### SUPPLIED DATA

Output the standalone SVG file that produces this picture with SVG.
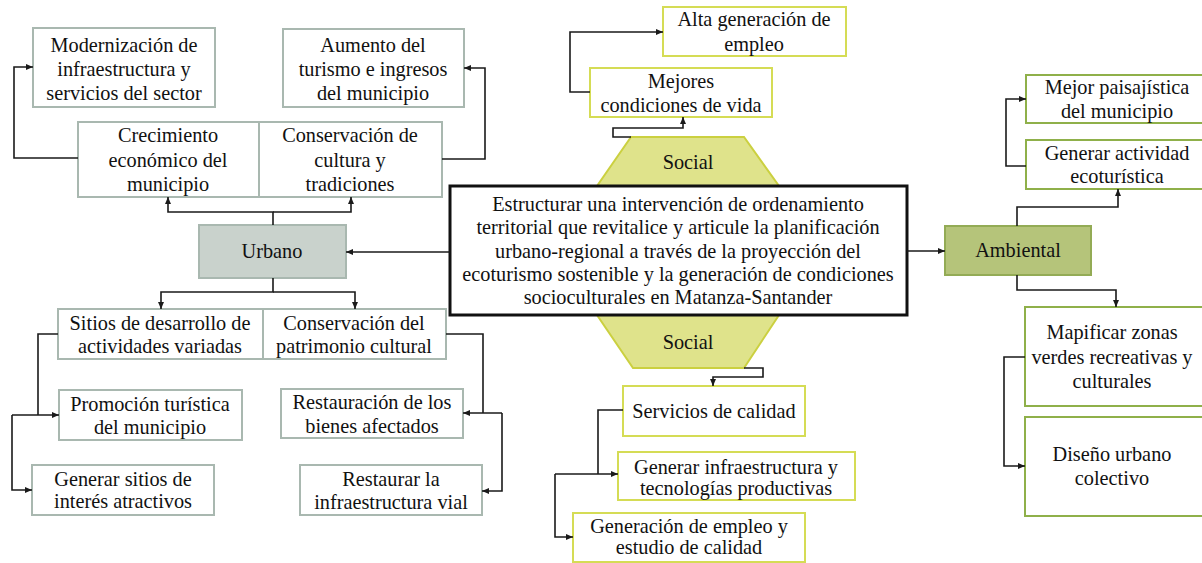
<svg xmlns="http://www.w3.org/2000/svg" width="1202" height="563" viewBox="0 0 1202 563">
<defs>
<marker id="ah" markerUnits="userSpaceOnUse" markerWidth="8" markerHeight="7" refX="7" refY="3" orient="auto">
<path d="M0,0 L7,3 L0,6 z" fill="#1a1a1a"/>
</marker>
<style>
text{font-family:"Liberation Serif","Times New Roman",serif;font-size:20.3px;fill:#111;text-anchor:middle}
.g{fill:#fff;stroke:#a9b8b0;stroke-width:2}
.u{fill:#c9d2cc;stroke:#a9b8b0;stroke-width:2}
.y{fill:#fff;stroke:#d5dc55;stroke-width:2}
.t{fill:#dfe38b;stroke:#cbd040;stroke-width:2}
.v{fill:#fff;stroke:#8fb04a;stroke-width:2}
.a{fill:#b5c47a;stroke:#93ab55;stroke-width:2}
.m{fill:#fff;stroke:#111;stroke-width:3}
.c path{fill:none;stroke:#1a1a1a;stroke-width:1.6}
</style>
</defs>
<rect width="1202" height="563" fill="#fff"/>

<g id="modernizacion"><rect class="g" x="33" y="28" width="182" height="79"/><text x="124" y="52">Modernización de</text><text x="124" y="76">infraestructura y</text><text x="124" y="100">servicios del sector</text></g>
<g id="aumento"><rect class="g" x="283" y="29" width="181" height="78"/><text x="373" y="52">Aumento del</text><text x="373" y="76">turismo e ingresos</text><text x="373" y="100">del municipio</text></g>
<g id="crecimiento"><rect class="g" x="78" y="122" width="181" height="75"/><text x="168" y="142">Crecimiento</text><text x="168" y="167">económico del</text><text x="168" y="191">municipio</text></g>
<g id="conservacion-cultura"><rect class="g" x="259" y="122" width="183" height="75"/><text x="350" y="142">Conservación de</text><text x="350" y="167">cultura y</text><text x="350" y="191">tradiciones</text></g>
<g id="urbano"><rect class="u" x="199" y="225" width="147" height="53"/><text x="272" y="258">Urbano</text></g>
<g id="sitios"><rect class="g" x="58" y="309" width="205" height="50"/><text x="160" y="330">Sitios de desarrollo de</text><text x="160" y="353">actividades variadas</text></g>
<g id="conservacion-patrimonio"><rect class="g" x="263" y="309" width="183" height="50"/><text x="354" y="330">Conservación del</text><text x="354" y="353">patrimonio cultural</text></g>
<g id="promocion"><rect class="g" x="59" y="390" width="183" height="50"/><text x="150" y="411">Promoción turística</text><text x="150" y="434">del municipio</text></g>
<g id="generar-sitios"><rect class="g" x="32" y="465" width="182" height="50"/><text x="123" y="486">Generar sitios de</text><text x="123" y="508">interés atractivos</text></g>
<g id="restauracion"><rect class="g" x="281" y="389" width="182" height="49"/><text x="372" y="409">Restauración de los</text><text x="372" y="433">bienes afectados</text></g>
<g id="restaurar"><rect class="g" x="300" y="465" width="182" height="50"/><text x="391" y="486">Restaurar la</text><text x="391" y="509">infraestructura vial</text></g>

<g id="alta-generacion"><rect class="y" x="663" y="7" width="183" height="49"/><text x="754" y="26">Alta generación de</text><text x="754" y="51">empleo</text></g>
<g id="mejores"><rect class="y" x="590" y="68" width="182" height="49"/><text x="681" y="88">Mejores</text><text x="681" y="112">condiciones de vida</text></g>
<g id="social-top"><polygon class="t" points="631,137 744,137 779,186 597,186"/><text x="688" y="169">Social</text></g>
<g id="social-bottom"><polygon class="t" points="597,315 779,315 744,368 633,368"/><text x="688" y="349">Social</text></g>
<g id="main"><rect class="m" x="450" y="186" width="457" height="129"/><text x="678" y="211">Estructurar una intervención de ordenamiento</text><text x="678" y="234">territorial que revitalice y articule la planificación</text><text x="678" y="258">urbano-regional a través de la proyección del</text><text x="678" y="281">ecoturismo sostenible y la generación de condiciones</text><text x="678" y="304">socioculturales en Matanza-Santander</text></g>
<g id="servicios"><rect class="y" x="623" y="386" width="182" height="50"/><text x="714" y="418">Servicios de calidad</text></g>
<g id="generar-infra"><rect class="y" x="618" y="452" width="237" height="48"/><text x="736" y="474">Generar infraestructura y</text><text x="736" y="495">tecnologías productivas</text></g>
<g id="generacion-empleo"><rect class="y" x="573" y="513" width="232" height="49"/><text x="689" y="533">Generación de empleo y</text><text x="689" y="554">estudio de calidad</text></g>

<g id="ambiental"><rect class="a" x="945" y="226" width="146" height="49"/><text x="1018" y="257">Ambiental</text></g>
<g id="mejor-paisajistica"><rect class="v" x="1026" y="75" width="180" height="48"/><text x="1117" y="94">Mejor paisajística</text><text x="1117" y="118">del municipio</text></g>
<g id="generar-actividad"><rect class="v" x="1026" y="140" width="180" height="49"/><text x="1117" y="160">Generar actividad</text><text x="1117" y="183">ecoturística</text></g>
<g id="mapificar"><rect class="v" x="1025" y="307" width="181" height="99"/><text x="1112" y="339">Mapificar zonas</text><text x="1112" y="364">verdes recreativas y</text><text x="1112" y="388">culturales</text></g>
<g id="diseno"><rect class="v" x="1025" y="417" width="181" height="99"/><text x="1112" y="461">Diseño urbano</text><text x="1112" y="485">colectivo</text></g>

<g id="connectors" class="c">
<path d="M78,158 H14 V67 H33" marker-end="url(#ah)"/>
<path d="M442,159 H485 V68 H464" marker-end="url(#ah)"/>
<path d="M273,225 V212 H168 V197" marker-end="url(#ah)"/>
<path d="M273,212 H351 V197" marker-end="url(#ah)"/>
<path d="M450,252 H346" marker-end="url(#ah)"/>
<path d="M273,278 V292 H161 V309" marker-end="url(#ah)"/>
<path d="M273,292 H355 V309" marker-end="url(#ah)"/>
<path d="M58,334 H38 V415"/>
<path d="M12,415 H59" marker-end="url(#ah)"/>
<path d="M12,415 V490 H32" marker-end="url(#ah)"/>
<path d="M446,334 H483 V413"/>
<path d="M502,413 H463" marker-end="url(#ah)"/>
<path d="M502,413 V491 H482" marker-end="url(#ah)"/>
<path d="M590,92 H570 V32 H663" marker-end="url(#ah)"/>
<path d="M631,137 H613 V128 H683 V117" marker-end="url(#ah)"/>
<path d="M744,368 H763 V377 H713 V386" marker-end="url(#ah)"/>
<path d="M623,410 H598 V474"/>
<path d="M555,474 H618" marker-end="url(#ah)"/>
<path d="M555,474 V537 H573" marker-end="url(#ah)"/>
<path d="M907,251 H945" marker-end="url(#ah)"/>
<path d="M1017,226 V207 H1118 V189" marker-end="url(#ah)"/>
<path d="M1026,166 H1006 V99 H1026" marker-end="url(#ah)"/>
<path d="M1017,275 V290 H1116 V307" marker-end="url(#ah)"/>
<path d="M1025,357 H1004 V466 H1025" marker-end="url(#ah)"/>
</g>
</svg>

######

◆ PROBLEM STATEMENT
All the material shown above is to be copied exactly, with no pictures carried over.

◆ EXERCISE OUTPUT
Output the standalone SVG file that produces this picture with SVG.
<svg xmlns="http://www.w3.org/2000/svg" width="1202" height="563" viewBox="0 0 1202 563">
<defs>
<marker id="ah" markerUnits="userSpaceOnUse" markerWidth="8" markerHeight="7" refX="7" refY="3" orient="auto">
<path d="M0,0 L7,3 L0,6 z" fill="#1a1a1a"/>
</marker>
<style>
text{font-family:"Liberation Serif","Times New Roman",serif;font-size:20.3px;fill:#111;text-anchor:middle}
.g{fill:#fff;stroke:#a9b8b0;stroke-width:2}
.u{fill:#c9d2cc;stroke:#a9b8b0;stroke-width:2}
.y{fill:#fff;stroke:#d5dc55;stroke-width:2}
.t{fill:#dfe38b;stroke:#cbd040;stroke-width:2}
.v{fill:#fff;stroke:#8fb04a;stroke-width:2}
.a{fill:#b5c47a;stroke:#93ab55;stroke-width:2}
.m{fill:#fff;stroke:#111;stroke-width:3}
.c path{fill:none;stroke:#1a1a1a;stroke-width:1.6}
</style>
</defs>
<rect width="1202" height="563" fill="#fff"/>

<g id="modernizacion"><rect class="g" x="33" y="28" width="182" height="79"/><text x="124" y="52">Modernización de</text><text x="124" y="76">infraestructura y</text><text x="124" y="100">servicios del sector</text></g>
<g id="aumento"><rect class="g" x="283" y="29" width="181" height="78"/><text x="373" y="52">Aumento del</text><text x="373" y="76">turismo e ingresos</text><text x="373" y="100">del municipio</text></g>
<g id="crecimiento"><rect class="g" x="78" y="122" width="181" height="75"/><text x="168" y="142">Crecimiento</text><text x="168" y="167">económico del</text><text x="168" y="191">municipio</text></g>
<g id="conservacion-cultura"><rect class="g" x="259" y="122" width="183" height="75"/><text x="350" y="142">Conservación de</text><text x="350" y="167">cultura y</text><text x="350" y="191">tradiciones</text></g>
<g id="urbano"><rect class="u" x="199" y="225" width="147" height="53"/><text x="272" y="258">Urbano</text></g>
<g id="sitios"><rect class="g" x="58" y="309" width="205" height="50"/><text x="160" y="330">Sitios de desarrollo de</text><text x="160" y="353">actividades variadas</text></g>
<g id="conservacion-patrimonio"><rect class="g" x="263" y="309" width="183" height="50"/><text x="354" y="330">Conservación del</text><text x="354" y="353">patrimonio cultural</text></g>
<g id="promocion"><rect class="g" x="59" y="390" width="183" height="50"/><text x="150" y="411">Promoción turística</text><text x="150" y="434">del municipio</text></g>
<g id="generar-sitios"><rect class="g" x="32" y="465" width="182" height="50"/><text x="123" y="486">Generar sitios de</text><text x="123" y="508">interés atractivos</text></g>
<g id="restauracion"><rect class="g" x="281" y="389" width="182" height="49"/><text x="372" y="409">Restauración de los</text><text x="372" y="433">bienes afectados</text></g>
<g id="restaurar"><rect class="g" x="300" y="465" width="182" height="50"/><text x="391" y="486">Restaurar la</text><text x="391" y="509">infraestructura vial</text></g>

<g id="alta-generacion"><rect class="y" x="663" y="7" width="183" height="49"/><text x="754" y="26">Alta generación de</text><text x="754" y="51">empleo</text></g>
<g id="mejores"><rect class="y" x="590" y="68" width="182" height="49"/><text x="681" y="88">Mejores</text><text x="681" y="112">condiciones de vida</text></g>
<g id="social-top"><polygon class="t" points="631,137 744,137 779,186 597,186"/><text x="688" y="169">Social</text></g>
<g id="social-bottom"><polygon class="t" points="597,315 779,315 744,368 633,368"/><text x="688" y="349">Social</text></g>
<g id="main"><rect class="m" x="450" y="186" width="457" height="129"/><text x="678" y="211">Estructurar una intervención de ordenamiento</text><text x="678" y="234">territorial que revitalice y articule la planificación</text><text x="678" y="258">urbano-regional a través de la proyección del</text><text x="678" y="281">ecoturismo sostenible y la generación de condiciones</text><text x="678" y="304">socioculturales en Matanza-Santander</text></g>
<g id="servicios"><rect class="y" x="623" y="386" width="182" height="50"/><text x="714" y="418">Servicios de calidad</text></g>
<g id="generar-infra"><rect class="y" x="618" y="452" width="237" height="48"/><text x="736" y="474">Generar infraestructura y</text><text x="736" y="495">tecnologías productivas</text></g>
<g id="generacion-empleo"><rect class="y" x="573" y="513" width="232" height="49"/><text x="689" y="533">Generación de empleo y</text><text x="689" y="554">estudio de calidad</text></g>

<g id="ambiental"><rect class="a" x="945" y="226" width="146" height="49"/><text x="1018" y="257">Ambiental</text></g>
<g id="mejor-paisajistica"><rect class="v" x="1026" y="75" width="180" height="48"/><text x="1117" y="94">Mejor paisajística</text><text x="1117" y="118">del municipio</text></g>
<g id="generar-actividad"><rect class="v" x="1026" y="140" width="180" height="49"/><text x="1117" y="160">Generar actividad</text><text x="1117" y="183">ecoturística</text></g>
<g id="mapificar"><rect class="v" x="1025" y="307" width="181" height="99"/><text x="1112" y="339">Mapificar zonas</text><text x="1112" y="364">verdes recreativas y</text><text x="1112" y="388">culturales</text></g>
<g id="diseno"><rect class="v" x="1025" y="417" width="181" height="99"/><text x="1112" y="461">Diseño urbano</text><text x="1112" y="485">colectivo</text></g>

<g id="connectors" class="c">
<path d="M78,158 H14 V67 H33" marker-end="url(#ah)"/>
<path d="M442,159 H485 V68 H464" marker-end="url(#ah)"/>
<path d="M273,225 V212 H168 V197" marker-end="url(#ah)"/>
<path d="M273,212 H351 V197" marker-end="url(#ah)"/>
<path d="M450,252 H346" marker-end="url(#ah)"/>
<path d="M273,278 V292 H161 V309" marker-end="url(#ah)"/>
<path d="M273,292 H355 V309" marker-end="url(#ah)"/>
<path d="M58,334 H38 V415"/>
<path d="M12,415 H59" marker-end="url(#ah)"/>
<path d="M12,415 V490 H32" marker-end="url(#ah)"/>
<path d="M446,334 H483 V413"/>
<path d="M502,413 H463" marker-end="url(#ah)"/>
<path d="M502,413 V491 H482" marker-end="url(#ah)"/>
<path d="M590,92 H570 V32 H663" marker-end="url(#ah)"/>
<path d="M631,137 H613 V128 H683 V117" marker-end="url(#ah)"/>
<path d="M744,368 H763 V377 H713 V386" marker-end="url(#ah)"/>
<path d="M623,410 H598 V474"/>
<path d="M555,474 H618" marker-end="url(#ah)"/>
<path d="M555,474 V537 H573" marker-end="url(#ah)"/>
<path d="M907,251 H945" marker-end="url(#ah)"/>
<path d="M1017,226 V207 H1118 V189" marker-end="url(#ah)"/>
<path d="M1026,166 H1006 V99 H1026" marker-end="url(#ah)"/>
<path d="M1017,275 V290 H1116 V307" marker-end="url(#ah)"/>
<path d="M1025,357 H1004 V466 H1025" marker-end="url(#ah)"/>
</g>
</svg>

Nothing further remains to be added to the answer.